Data excerpt –
▼

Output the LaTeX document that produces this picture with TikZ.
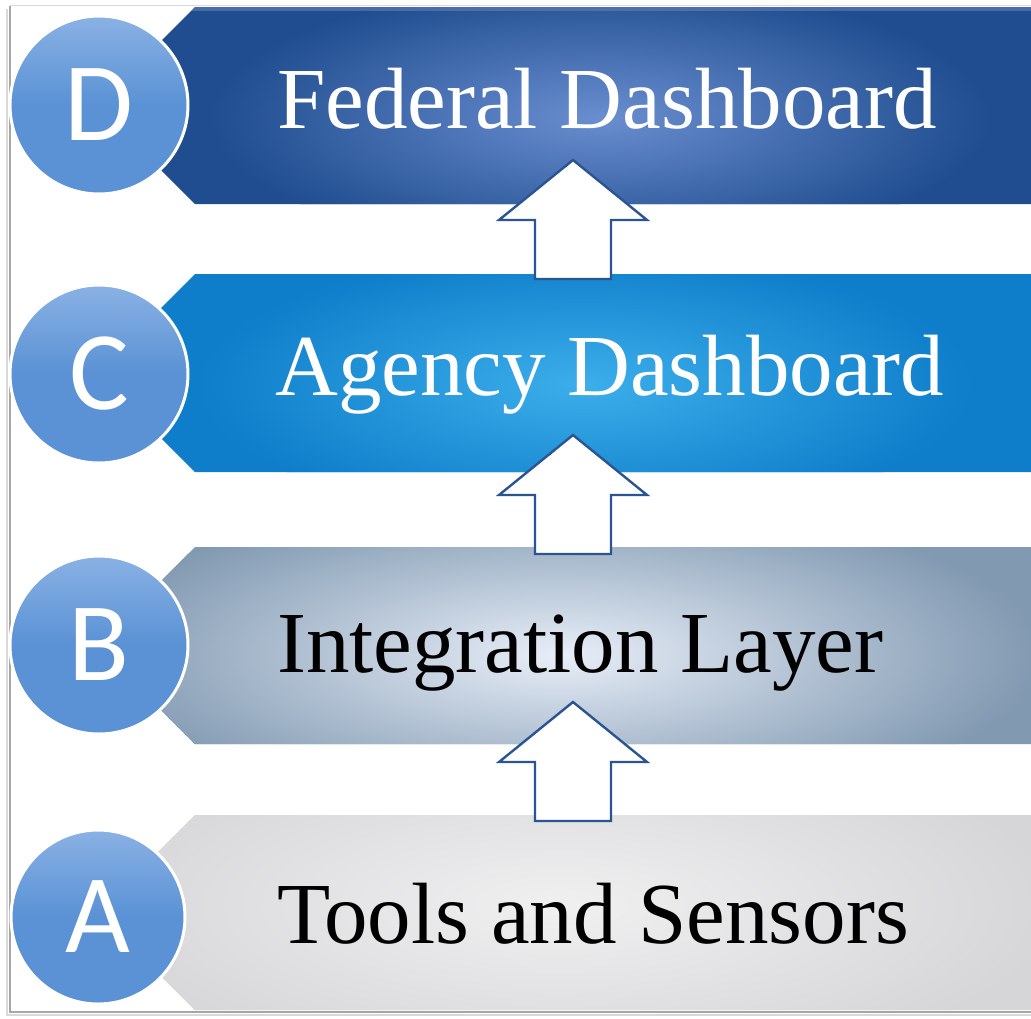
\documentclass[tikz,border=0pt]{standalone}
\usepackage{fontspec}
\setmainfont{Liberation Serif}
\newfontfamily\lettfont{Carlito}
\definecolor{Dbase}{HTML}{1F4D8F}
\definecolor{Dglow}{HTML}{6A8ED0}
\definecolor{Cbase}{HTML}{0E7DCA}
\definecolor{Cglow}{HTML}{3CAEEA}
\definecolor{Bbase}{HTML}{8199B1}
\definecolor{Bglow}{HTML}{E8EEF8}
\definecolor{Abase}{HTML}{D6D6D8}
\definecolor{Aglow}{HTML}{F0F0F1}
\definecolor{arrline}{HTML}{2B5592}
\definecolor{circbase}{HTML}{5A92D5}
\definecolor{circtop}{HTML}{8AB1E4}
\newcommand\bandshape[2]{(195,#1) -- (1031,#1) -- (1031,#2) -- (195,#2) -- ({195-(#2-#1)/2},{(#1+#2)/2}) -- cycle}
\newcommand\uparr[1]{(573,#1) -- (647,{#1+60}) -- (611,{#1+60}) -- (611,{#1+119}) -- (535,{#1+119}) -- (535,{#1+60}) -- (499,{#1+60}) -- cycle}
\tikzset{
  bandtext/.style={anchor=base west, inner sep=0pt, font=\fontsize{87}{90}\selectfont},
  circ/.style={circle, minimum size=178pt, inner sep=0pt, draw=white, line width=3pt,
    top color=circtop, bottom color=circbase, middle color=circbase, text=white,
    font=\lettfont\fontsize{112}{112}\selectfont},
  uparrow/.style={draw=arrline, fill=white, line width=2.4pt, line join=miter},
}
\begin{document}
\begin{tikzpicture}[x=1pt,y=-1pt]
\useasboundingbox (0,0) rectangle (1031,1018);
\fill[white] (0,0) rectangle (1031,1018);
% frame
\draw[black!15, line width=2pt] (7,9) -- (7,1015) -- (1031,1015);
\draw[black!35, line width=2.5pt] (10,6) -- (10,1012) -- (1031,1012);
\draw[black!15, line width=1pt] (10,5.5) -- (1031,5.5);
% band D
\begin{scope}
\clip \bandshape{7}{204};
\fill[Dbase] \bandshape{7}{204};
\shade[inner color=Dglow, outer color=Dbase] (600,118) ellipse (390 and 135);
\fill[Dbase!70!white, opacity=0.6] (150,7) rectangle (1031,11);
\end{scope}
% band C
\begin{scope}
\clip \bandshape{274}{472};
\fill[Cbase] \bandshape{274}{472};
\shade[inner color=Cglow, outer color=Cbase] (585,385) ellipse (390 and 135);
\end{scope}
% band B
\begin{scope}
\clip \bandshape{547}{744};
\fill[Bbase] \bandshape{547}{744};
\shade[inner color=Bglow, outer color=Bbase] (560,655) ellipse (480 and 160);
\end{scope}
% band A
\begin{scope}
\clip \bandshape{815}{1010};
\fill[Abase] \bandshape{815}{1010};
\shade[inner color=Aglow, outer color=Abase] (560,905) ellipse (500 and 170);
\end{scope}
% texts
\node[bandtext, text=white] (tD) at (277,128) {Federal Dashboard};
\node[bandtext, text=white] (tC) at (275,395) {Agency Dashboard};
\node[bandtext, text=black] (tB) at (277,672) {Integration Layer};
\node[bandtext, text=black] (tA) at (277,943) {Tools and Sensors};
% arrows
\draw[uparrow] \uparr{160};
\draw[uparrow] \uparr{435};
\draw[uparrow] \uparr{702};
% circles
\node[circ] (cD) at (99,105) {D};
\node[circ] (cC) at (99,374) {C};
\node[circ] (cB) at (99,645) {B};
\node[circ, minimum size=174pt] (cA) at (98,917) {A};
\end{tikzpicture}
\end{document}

▲

Task to carry out –
Reproduce the data word for word, excluding its pictures.

Response –
Output the LaTeX document that produces this picture with TikZ.
\documentclass[tikz,border=0pt]{standalone}
\usepackage{fontspec}
\setmainfont{Liberation Serif}
\newfontfamily\lettfont{Carlito}
\definecolor{Dbase}{HTML}{1F4D8F}
\definecolor{Dglow}{HTML}{6A8ED0}
\definecolor{Cbase}{HTML}{0E7DCA}
\definecolor{Cglow}{HTML}{3CAEEA}
\definecolor{Bbase}{HTML}{8199B1}
\definecolor{Bglow}{HTML}{E8EEF8}
\definecolor{Abase}{HTML}{D6D6D8}
\definecolor{Aglow}{HTML}{F0F0F1}
\definecolor{arrline}{HTML}{2B5592}
\definecolor{circbase}{HTML}{5A92D5}
\definecolor{circtop}{HTML}{8AB1E4}
\newcommand\bandshape[2]{(195,#1) -- (1031,#1) -- (1031,#2) -- (195,#2) -- ({195-(#2-#1)/2},{(#1+#2)/2}) -- cycle}
\newcommand\uparr[1]{(573,#1) -- (647,{#1+60}) -- (611,{#1+60}) -- (611,{#1+119}) -- (535,{#1+119}) -- (535,{#1+60}) -- (499,{#1+60}) -- cycle}
\tikzset{
  bandtext/.style={anchor=base west, inner sep=0pt, font=\fontsize{87}{90}\selectfont},
  circ/.style={circle, minimum size=178pt, inner sep=0pt, draw=white, line width=3pt,
    top color=circtop, bottom color=circbase, middle color=circbase, text=white,
    font=\lettfont\fontsize{112}{112}\selectfont},
  uparrow/.style={draw=arrline, fill=white, line width=2.4pt, line join=miter},
}
\begin{document}
\begin{tikzpicture}[x=1pt,y=-1pt]
\useasboundingbox (0,0) rectangle (1031,1018);
\fill[white] (0,0) rectangle (1031,1018);
% frame
\draw[black!15, line width=2pt] (7,9) -- (7,1015) -- (1031,1015);
\draw[black!35, line width=2.5pt] (10,6) -- (10,1012) -- (1031,1012);
\draw[black!15, line width=1pt] (10,5.5) -- (1031,5.5);
% band D
\begin{scope}
\clip \bandshape{7}{204};
\fill[Dbase] \bandshape{7}{204};
\shade[inner color=Dglow, outer color=Dbase] (600,118) ellipse (390 and 135);
\fill[Dbase!70!white, opacity=0.6] (150,7) rectangle (1031,11);
\end{scope}
% band C
\begin{scope}
\clip \bandshape{274}{472};
\fill[Cbase] \bandshape{274}{472};
\shade[inner color=Cglow, outer color=Cbase] (585,385) ellipse (390 and 135);
\end{scope}
% band B
\begin{scope}
\clip \bandshape{547}{744};
\fill[Bbase] \bandshape{547}{744};
\shade[inner color=Bglow, outer color=Bbase] (560,655) ellipse (480 and 160);
\end{scope}
% band A
\begin{scope}
\clip \bandshape{815}{1010};
\fill[Abase] \bandshape{815}{1010};
\shade[inner color=Aglow, outer color=Abase] (560,905) ellipse (500 and 170);
\end{scope}
% texts
\node[bandtext, text=white] (tD) at (277,128) {Federal Dashboard};
\node[bandtext, text=white] (tC) at (275,395) {Agency Dashboard};
\node[bandtext, text=black] (tB) at (277,672) {Integration Layer};
\node[bandtext, text=black] (tA) at (277,943) {Tools and Sensors};
% arrows
\draw[uparrow] \uparr{160};
\draw[uparrow] \uparr{435};
\draw[uparrow] \uparr{702};
% circles
\node[circ] (cD) at (99,105) {D};
\node[circ] (cC) at (99,374) {C};
\node[circ] (cB) at (99,645) {B};
\node[circ, minimum size=174pt] (cA) at (98,917) {A};
\end{tikzpicture}
\end{document}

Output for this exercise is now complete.